The Global Positioning System (GPS) is a commonly used technology for locating positions on the earth. Both recreational users and professional surveyors share the capability of measuring all three dimensions of a particular point but not always with equal precision. Like the historic geodetic surveying methods that preceded it, GPS utilizes a network of satellites in space. But the man-made constellations used by GPS receivers is different from nature’s stars in that they actually send electronic signals toward earth that reference their scheduled position based on a broadcast almanac and the precise time the signal is being transmitted. The receiver of this signal uses that broadcast data to calculate the difference in time between the signal being sent to the time recorded on the handheld receiver in order to determine the local position. Many GPS receivers are also data collectors that can store measured points to be shared with other applications. Common data sharing formats include GPX or the simple Comma Separated Value (CSV). Here is a video on how to import GPX data into the ArcGIS software from Esri.

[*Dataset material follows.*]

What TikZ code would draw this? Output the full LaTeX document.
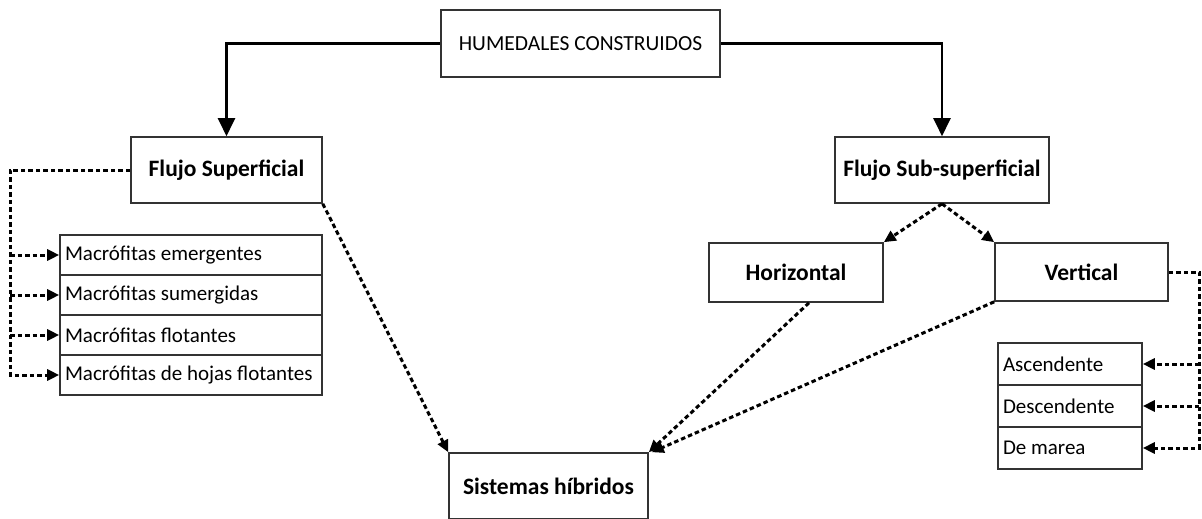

GPS receivers vary in the quality of their clocks which can affect the precision of their derived position. Most devices are aware of their limitations and will be able to display the level of uncertainty in their measures. However, only more advanced devices can attempt to go further in actually accounting for errors such as atmospheric disturbances of the signal or even filter data in order to exclude confusing reflected signals thereby producing a more accurate measure. The quality of measures taken in the field are also a result of how directly the signal is received and how many different satellites can be compared effectively at a single moment. The configuration of GPS satellites is constantly changing but can be described through various dilution of precision (DOP) measures. It is best to schedule data collection whenever possible to ensure that the configuration is optimal over the geographic area you will be working. Many GPS units will include planning software to leverage the broadcast almanacs days ahead to determine the best time for data collection. As more satellites are added to the orbiting network, acceptable configurations become more widely available.
Another common strategy to improve the quality of GPS data collection is to compare the results from your handheld (“autonomous”) device with a local base station in order to apply a series of calculations known as differential correction in either real-time or as part of a post-processing procedure. Basically this process utilizes the random variations measured at a stationary point to remove a portion of the inherent error.